My go-to rule is that if something is useful for me, then there must be somebody else who needs it to.
So I wrote a Dockerfile to reproduce the entire project (its backend, actually) in just one command. The Dockerfile was just 7 lines!! Here it is:
FROM tensorflow/tensorflow
RUN apt-get update
COPY ./requirements.txt /tmp/requirements.txt
RUN pip install -r /tmp/requirements.txt
COPY . .
WORKDIR ./Server
CMD ["python", "server.py"]
It means that even you, without any knowledge of what the code is doing, could clone the project and have in your laptop a working API to do text paraphrase in just 2 lines:
docker build -t paraphrase .
docker run -p 5000:5000 paraphrase
Once I was done, I submitted a Pull-Request to the project mantainer. My request was approved in less than one hour!
Here is why I did this, and what I got:
- If I ever need the same project, now I can reproduce it in just 2 lines. Less than five minutes total time!
- Community contribution: that project in GitHub was already very good, and now can be used by anyone, machine-learning experts or not, in no time.
- One more pull-request accepted in my GitHub profile!
The tools
You guessed it: my favorite tool at the moment to make my projects reproducible is Docker.
I do some work as API developer, and in that case I always have handy a Dockerfile for spinning up a Flask, Django, or Go API. I have one template of a Dockerfile for each of these cases, and I usually need to change it just a little for the specific project I am working on.
Primarily, I am a systems engineer. So, not just API, but software systems on medium-large scale, that interact each with the others.
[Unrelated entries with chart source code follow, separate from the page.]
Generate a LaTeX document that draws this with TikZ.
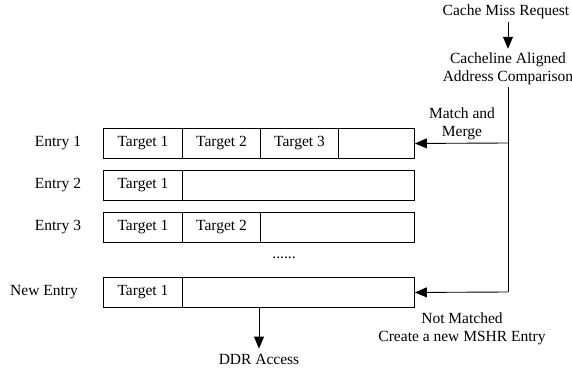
\documentclass[tikz,border=0pt]{standalone}
\usepackage{fontspec}
\setmainfont{Liberation Serif}
\usetikzlibrary{arrows.meta}
\begin{document}
\begin{tikzpicture}[x=1pt,y=-1pt,
  lbl/.style={font=\fontsize{15.5}{18}\selectfont, inner sep=0pt, align=center},
  cell/.style={draw, line width=0.9pt, minimum height=30pt, inner sep=0pt, anchor=north west, font=\fontsize{15.5}{18}\selectfont},
  conn/.style={line width=0.9pt, -{Triangle[length=12pt,width=10pt]}},
  wire/.style={line width=0.9pt}]
\useasboundingbox (0,0) rectangle (572,374);
% rows
\node[cell, minimum width=311pt] (e1) at (103,128) {};
\node[cell, minimum width=79pt] (t11) at (103,128) {Target 1};
\node[cell, minimum width=78pt] (t12) at (182,128) {Target 2};
\node[cell, minimum width=78pt] (t13) at (260,128) {Target 3};
\node[cell, minimum width=311pt] (e2) at (103,170) {};
\node[cell, minimum width=79pt] (t21) at (103,170) {Target 1};
\node[cell, minimum width=311pt] (e3) at (103,212) {};
\node[cell, minimum width=79pt] (t31) at (103,212) {Target 1};
\node[cell, minimum width=78pt] (t32) at (182,212) {Target 2};
\node[cell, minimum width=311pt] (en) at (103,277) {};
\node[cell, minimum width=79pt] (tn1) at (103,277) {Target 1};
% labels
\node[lbl] (l1) at (58,143) {Entry 1};
\node[lbl] (l2) at (58,185) {Entry 2};
\node[lbl] (l3) at (58,227) {Entry 3};
\node[lbl] (ln) at (44,292) {New Entry};
\node[lbl] (dots) at (284,258) {......};
\node[lbl] (req) at (506,12) {Cache Miss Request};
\node[lbl] (cmp) at (508,69) {Cacheline Aligned\\Address Comparison};
\node[lbl] (mm) at (462,124) {Match and\\Merge};
\node[lbl] (nm) at (462,329) {Not Matched\\Create a new MSHR Entry};
\node[lbl] (ddr) at (259,359) {DDR Access};
% connectors
\coordinate (j1) at (508,143);
\coordinate (j2) at (508,292);
\draw[conn] ([yshift=-3pt]req.south -| j1) -- ([yshift=4pt]cmp.north -| j1);
\draw[wire] ([yshift=-2pt]cmp.south -| j1) -- (j2);
\draw[conn] (j1) -- (e1.east);
\draw[conn] (j2) -- (en.east);
\draw[conn] (en.south -| ddr) -- ([yshift=5pt]ddr.north);
\end{tikzpicture}
\end{document}
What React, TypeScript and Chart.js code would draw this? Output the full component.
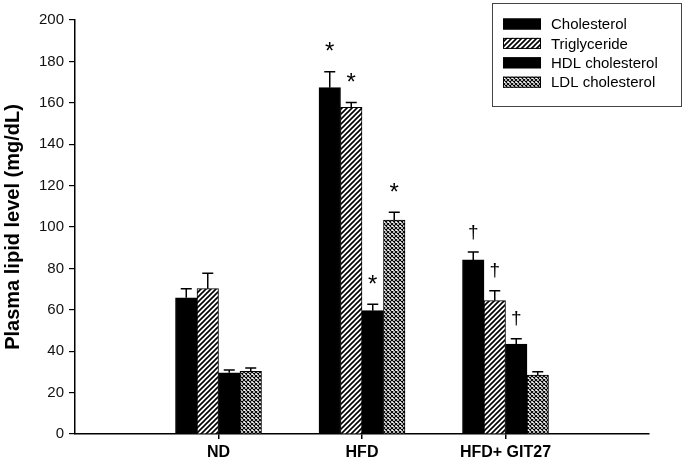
import React, { useEffect, useRef } from 'react';
import { Chart, registerables } from 'chart.js';

Chart.register(...registerables);

const groups = ['ND', 'HFD', 'HFD+ GIT27'];
const cholesterol = [65.8, 167.3, 84.1];
const cholesterolErr = [4.4, 7.7, 3.8];
const triglyceride = [70.2, 157.8, 64.4];
const triglycerideErr = [7.4, 2.4, 4.8];
const hdl = [29.6, 59.6, 43.5];
const hdlErr = [1.3, 3.1, 2.5];
const ldl = [30.3, 103.4, 28.5];
const ldlErr = [1.6, 3.7, 1.6];
const cholesterolMarks = ['', '*', '†'];
const triglycerideMarks = ['', '*', '†'];
const hdlMarks = ['', '*', '†'];
const ldlMarks = ['', '*', ''];
const seriesNames = ['Cholesterol', 'Triglyceride', 'HDL cholesterol', 'LDL cholesterol'];
const yTitle = 'Plasma lipid level (mg/dL)';

const FONT = '"Liberation Sans", Arial, sans-serif';

function makeHatch(): CanvasPattern | string {
  const c = document.createElement('canvas');
  c.width = 5;
  c.height = 5;
  const g = c.getContext('2d');
  if (!g) return '#fff';
  g.fillStyle = '#fff';
  g.fillRect(0, 0, 5, 5);
  g.strokeStyle = '#000';
  g.lineWidth = 1.6;
  g.beginPath();
  g.moveTo(-1, 6);
  g.lineTo(6, -1);
  g.moveTo(-6, 6);
  g.lineTo(1, -1);
  g.moveTo(4, 6);
  g.lineTo(11, -1);
  g.stroke();
  return g.createPattern(c, 'repeat') || '#fff';
}

function makeCross(): CanvasPattern | string {
  const c = document.createElement('canvas');
  c.width = 4;
  c.height = 4;
  const g = c.getContext('2d');
  if (!g) return '#888';
  g.fillStyle = '#fff';
  g.fillRect(0, 0, 4, 4);
  g.strokeStyle = '#000';
  g.lineWidth = 1.1;
  g.beginPath();
  for (let k = -8; k <= 8; k += 4) {
    g.moveTo(k, 0);
    g.lineTo(k + 4, 4);
    g.moveTo(k, 4);
    g.lineTo(k + 4, 0);
  }
  g.stroke();
  return g.createPattern(c, 'repeat') || '#888';
}

export default function App() {
  const ref = useRef<HTMLCanvasElement | null>(null);

  useEffect(() => {
    document.body.style.margin = '0';
    const canvas = ref.current;
    if (!canvas) return;
    const hatch = makeHatch();
    const cross = makeCross();
    const fills: any[] = ['#000', hatch, '#000', cross];
    const values = [cholesterol, triglyceride, hdl, ldl];
    const errs = [cholesterolErr, triglycerideErr, hdlErr, ldlErr];
    const marks = [cholesterolMarks, triglycerideMarks, hdlMarks, ldlMarks];
    const labels = ['', ...groups, ''];

    const extras = {
      id: 'extras',
      afterDatasetsDraw(chart: any) {
        const ctx = chart.ctx;
        const yScale = chart.scales.y;
        ctx.save();
        // error bars and significance marks
        chart.data.datasets.forEach((ds: any, di: number) => {
          const meta = chart.getDatasetMeta(di);
          meta.data.forEach((el: any, i: number) => {
            const gi = i - 1;
            if (gi < 0 || gi >= groups.length) return;
            const v = values[di][gi];
            const e = errs[di][gi];
            const x = el.x;
            const yb = yScale.getPixelForValue(v);
            const yt = yScale.getPixelForValue(v + e);
            ctx.strokeStyle = '#000';
            ctx.lineWidth = 1.5;
            ctx.beginPath();
            ctx.moveTo(x, yb);
            ctx.lineTo(x, yt);
            ctx.moveTo(x - 5.5, yt);
            ctx.lineTo(x + 5.5, yt);
            ctx.stroke();
            const m = marks[di][gi];
            if (m) {
              const star = m === '*';
              ctx.font = (star ? '24px ' : '19px ') + FONT;
              ctx.fillStyle = '#000';
              ctx.textAlign = 'center';
              ctx.textBaseline = 'alphabetic';
              const mt = ctx.measureText(m);
              const asc = mt.actualBoundingBoxAscent;
              const desc = mt.actualBoundingBoxDescent;
              const cy = yt - (star ? 25 : 20);
              ctx.fillText(m, x, cy + (asc - desc) / 2);
            }
          });
        });
        // legend
        const bx = 492, by = 3, bw = 189, bh = 103;
        ctx.strokeStyle = '#444';
        ctx.lineWidth = 1;
        ctx.strokeRect(bx + 0.5, by + 0.5, bw, bh);
        ctx.font = '15px ' + FONT;
        ctx.textAlign = 'left';
        ctx.textBaseline = 'middle';
        seriesNames.forEach((name, i) => {
          const cy = 24 + i * 19.4;
          ctx.fillStyle = fills[i];
          ctx.fillRect(503, cy - 5.5, 38, 11);
          ctx.strokeStyle = '#000';
          ctx.lineWidth = 1;
          ctx.strokeRect(503.5, cy - 5, 37, 10);
          ctx.fillStyle = '#000';
          ctx.fillText(name, 551, cy + 1);
        });
        ctx.restore();
      },
    };

    const chart = new Chart(canvas, {
      type: 'bar',
      data: {
        labels,
        datasets: seriesNames.map((name, i) => ({
          label: name,
          data: [null, ...values[i], null],
          backgroundColor: fills[i],
          borderColor: '#000',
          borderWidth: 1,
          barThickness: 21.5,
        })),
      },
      options: {
        responsive: false,
        animation: false,
        devicePixelRatio: 1,
        layout: { padding: { top: 20, right: 35, left: 0, bottom: 0 } },
        plugins: {
          legend: { display: false },
          tooltip: { enabled: false },
        },
        scales: {
          x: {
            type: 'category',
            offset: false,
            grid: {
              offset: false,
              drawOnChartArea: false,
              drawTicks: true,
              tickLength: 5,
              lineWidth: 1.5,
              color: (c: any) => (c.index === 0 || c.index === labels.length - 1 ? 'rgba(0,0,0,0)' : '#000'),
            },
            border: { display: true, color: '#000', width: 1.5 },
            ticks: {
              autoSkip: false,
              maxRotation: 0,
              padding: 4,
              color: '#000',
              font: { family: FONT, size: 16, weight: 'bold' },
            },
            afterFit: (s: any) => {
              s.height = 28;
            },
          },
          y: {
            min: 0,
            max: 200,
            ticks: {
              stepSize: 20,
              padding: 5,
              color: '#111',
              font: { family: FONT, size: 15 },
            },
            grid: {
              drawOnChartArea: false,
              drawTicks: true,
              tickLength: 6,
              lineWidth: 1.2,
              color: '#000',
            },
            border: { display: true, color: '#000', width: 1.5 },
            title: {
              display: true,
              text: yTitle,
              color: '#000',
              padding: { top: 1, bottom: 0 },
              font: { family: FONT, size: 20, weight: 'bold' },
            },
            afterFit: (s: any) => {
              s.width = 75;
            },
          },
        },
      },
      plugins: [extras],
    });
    return () => chart.destroy();
  }, []);

  return <canvas ref={ref} width={684} height={462} style={{ display: 'block' }} />;
}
When I say "software systems" I also include databases, cloud services, and several other things.
In these cases I still use Docker, though usually I end up with a docker-compose file to handle a network of containers.
If you are a data scientist, or a machine learning developer, then for sure you use Jupyter and/or RStudio.
These are great tools for reproducibility too! I often find myself cloning somebody's repository to run their jupyter lab in my local and quickly prototype something.
Maybe that was your repo!
What are your thoughts on reproducibility?